## Short problem
Skip all pictures. Write out the data below from its first line through the line that contains "nitro_x = [4, 5, 6]".

※ ※ ※

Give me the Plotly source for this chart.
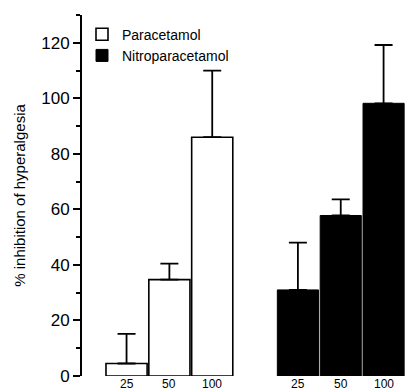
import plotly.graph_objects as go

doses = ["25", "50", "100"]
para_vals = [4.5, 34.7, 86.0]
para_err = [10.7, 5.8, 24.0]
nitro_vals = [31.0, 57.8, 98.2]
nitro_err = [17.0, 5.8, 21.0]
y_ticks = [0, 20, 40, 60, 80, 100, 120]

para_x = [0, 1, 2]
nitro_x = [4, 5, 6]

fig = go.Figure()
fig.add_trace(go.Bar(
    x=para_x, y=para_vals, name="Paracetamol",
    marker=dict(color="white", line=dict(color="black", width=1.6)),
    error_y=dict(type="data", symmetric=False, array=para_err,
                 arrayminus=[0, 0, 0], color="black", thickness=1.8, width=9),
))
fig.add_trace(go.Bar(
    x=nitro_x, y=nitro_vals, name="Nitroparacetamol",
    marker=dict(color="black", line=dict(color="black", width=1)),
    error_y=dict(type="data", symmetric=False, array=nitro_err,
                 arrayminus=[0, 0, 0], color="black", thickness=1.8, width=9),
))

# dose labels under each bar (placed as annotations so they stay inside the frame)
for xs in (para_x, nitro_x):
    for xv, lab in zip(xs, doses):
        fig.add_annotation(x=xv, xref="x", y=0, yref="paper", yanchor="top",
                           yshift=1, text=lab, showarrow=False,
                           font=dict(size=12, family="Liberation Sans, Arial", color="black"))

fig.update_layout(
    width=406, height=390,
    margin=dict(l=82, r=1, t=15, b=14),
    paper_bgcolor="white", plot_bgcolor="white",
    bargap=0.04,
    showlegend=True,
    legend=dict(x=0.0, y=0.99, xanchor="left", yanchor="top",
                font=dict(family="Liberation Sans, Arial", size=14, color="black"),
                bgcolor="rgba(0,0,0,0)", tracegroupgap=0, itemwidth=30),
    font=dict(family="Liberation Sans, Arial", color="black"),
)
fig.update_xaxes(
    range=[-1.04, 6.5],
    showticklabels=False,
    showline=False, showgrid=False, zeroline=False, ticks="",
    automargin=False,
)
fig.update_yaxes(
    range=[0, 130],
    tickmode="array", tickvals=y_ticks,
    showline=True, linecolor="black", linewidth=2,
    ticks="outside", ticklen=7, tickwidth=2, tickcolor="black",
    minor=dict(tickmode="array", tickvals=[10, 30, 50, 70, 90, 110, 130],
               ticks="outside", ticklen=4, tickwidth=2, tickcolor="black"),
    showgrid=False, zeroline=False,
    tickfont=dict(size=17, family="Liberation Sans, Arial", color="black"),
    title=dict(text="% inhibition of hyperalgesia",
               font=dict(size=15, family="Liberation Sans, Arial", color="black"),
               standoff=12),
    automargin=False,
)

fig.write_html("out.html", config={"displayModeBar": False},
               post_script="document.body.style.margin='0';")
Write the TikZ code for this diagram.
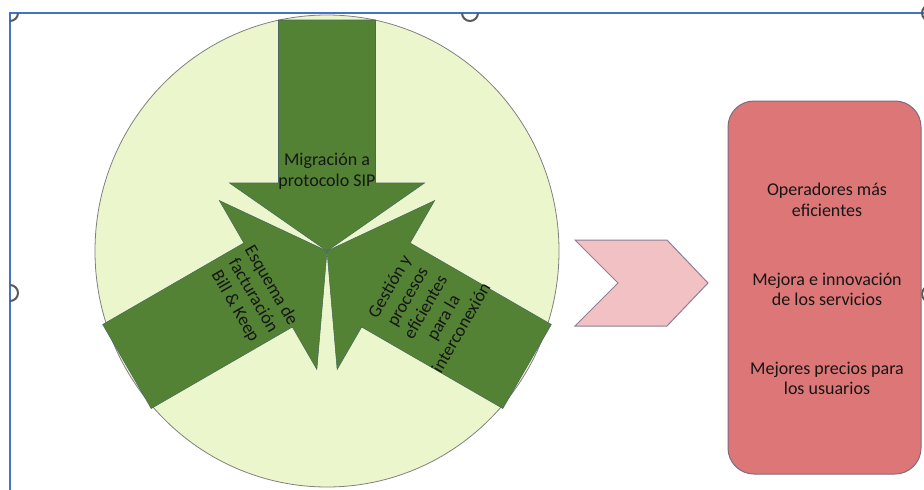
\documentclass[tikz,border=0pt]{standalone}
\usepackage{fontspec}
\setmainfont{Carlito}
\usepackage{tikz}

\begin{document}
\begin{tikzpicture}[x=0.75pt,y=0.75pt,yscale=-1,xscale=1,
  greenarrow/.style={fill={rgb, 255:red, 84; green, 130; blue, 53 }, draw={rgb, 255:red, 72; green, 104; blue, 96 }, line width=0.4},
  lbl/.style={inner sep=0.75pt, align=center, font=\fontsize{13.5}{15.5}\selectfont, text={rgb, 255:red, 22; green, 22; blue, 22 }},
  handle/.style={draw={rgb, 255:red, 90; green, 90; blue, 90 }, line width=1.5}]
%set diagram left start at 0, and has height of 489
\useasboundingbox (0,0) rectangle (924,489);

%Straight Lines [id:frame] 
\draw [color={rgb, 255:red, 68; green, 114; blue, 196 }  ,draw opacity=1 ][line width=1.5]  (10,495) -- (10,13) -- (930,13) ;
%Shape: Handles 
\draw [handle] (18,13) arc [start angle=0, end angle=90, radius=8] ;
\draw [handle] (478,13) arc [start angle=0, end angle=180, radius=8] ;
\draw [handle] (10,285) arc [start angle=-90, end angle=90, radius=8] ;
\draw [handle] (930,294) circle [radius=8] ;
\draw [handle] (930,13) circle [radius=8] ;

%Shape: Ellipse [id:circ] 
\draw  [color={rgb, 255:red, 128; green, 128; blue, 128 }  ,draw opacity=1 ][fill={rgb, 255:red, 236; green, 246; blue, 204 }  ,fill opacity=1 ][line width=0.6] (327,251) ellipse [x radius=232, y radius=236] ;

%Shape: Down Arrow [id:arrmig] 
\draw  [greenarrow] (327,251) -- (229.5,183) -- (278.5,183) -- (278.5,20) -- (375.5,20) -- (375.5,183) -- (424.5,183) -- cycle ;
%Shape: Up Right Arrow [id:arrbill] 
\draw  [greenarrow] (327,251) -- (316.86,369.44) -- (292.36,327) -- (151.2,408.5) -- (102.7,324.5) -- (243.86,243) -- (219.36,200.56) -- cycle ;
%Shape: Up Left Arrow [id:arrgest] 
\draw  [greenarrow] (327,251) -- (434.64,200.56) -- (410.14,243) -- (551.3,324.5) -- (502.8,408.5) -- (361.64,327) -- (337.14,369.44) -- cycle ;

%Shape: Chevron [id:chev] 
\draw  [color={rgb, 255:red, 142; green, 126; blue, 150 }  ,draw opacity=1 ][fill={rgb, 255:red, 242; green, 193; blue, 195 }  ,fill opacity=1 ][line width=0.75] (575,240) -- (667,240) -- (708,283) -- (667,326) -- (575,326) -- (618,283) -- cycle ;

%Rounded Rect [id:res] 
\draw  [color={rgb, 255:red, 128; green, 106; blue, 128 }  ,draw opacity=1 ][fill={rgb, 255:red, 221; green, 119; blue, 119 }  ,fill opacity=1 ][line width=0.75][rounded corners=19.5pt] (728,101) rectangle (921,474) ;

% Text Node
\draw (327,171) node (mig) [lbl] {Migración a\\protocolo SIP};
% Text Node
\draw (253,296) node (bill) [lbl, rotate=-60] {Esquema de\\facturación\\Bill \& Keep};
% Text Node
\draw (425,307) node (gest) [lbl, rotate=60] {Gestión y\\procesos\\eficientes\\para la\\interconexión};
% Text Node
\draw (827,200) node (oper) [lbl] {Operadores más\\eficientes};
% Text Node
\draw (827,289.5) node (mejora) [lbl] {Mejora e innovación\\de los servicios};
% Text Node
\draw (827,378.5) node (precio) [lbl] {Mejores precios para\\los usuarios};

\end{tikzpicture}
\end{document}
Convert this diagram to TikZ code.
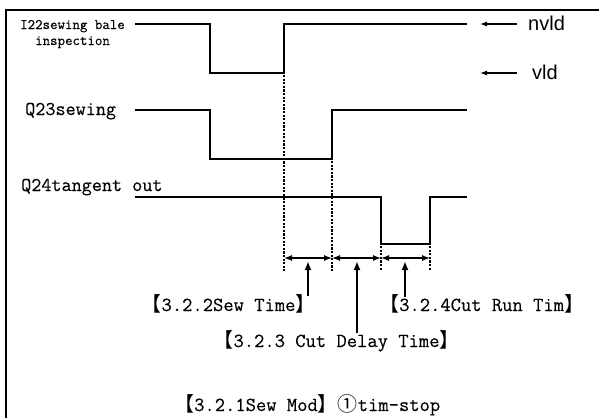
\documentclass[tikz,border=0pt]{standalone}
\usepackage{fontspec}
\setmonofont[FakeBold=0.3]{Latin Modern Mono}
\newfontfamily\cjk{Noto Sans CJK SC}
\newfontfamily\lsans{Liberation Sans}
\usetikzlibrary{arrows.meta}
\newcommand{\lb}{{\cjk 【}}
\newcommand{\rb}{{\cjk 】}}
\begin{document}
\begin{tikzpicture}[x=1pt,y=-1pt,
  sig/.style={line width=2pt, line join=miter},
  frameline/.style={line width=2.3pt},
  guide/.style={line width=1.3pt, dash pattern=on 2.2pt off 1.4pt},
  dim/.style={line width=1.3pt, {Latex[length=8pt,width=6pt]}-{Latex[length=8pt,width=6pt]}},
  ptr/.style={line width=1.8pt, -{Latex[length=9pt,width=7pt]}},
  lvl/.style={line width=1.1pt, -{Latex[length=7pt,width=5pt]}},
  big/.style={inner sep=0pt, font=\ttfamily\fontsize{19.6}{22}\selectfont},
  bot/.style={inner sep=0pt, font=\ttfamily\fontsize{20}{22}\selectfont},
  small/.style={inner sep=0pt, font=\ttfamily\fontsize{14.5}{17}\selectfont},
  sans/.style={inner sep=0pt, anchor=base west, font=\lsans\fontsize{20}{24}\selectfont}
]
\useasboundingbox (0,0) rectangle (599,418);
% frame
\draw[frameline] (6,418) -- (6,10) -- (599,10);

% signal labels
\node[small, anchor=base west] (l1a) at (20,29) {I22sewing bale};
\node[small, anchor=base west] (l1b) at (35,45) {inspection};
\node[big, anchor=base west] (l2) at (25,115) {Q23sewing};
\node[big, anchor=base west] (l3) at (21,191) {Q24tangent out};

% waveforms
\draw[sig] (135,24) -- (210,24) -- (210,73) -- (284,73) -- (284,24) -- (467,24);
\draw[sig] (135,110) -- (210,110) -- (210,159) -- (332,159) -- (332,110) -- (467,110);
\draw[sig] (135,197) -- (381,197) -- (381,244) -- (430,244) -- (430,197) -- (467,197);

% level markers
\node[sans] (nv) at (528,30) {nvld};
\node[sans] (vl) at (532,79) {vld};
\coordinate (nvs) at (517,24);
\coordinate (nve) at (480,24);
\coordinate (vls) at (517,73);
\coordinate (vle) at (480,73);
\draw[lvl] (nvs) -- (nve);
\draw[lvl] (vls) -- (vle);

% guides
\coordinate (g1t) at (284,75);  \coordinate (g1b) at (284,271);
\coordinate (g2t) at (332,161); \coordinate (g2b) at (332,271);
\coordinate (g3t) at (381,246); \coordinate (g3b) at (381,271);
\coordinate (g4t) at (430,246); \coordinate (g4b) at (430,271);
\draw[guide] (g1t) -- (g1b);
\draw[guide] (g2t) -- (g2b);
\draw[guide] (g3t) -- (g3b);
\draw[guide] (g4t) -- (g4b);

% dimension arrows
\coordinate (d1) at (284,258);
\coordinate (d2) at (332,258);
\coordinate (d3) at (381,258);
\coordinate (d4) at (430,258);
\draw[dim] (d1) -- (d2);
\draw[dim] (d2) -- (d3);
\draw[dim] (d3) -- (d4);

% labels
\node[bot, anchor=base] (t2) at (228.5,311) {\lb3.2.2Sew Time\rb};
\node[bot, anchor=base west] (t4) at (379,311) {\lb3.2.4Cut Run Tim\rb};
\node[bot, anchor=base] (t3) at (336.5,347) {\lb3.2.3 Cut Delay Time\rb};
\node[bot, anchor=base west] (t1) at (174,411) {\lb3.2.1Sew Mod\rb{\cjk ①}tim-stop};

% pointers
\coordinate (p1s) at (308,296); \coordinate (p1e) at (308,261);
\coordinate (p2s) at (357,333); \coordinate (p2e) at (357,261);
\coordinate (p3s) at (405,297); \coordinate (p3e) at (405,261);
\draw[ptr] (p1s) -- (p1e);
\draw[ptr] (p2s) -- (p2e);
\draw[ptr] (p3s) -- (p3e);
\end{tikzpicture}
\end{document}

※ ※ ※

## Full answer
Give me the Plotly source for this chart.
import plotly.graph_objects as go

doses = ["25", "50", "100"]
para_vals = [4.5, 34.7, 86.0]
para_err = [10.7, 5.8, 24.0]
nitro_vals = [31.0, 57.8, 98.2]
nitro_err = [17.0, 5.8, 21.0]
y_ticks = [0, 20, 40, 60, 80, 100, 120]

para_x = [0, 1, 2]
nitro_x = [4, 5, 6]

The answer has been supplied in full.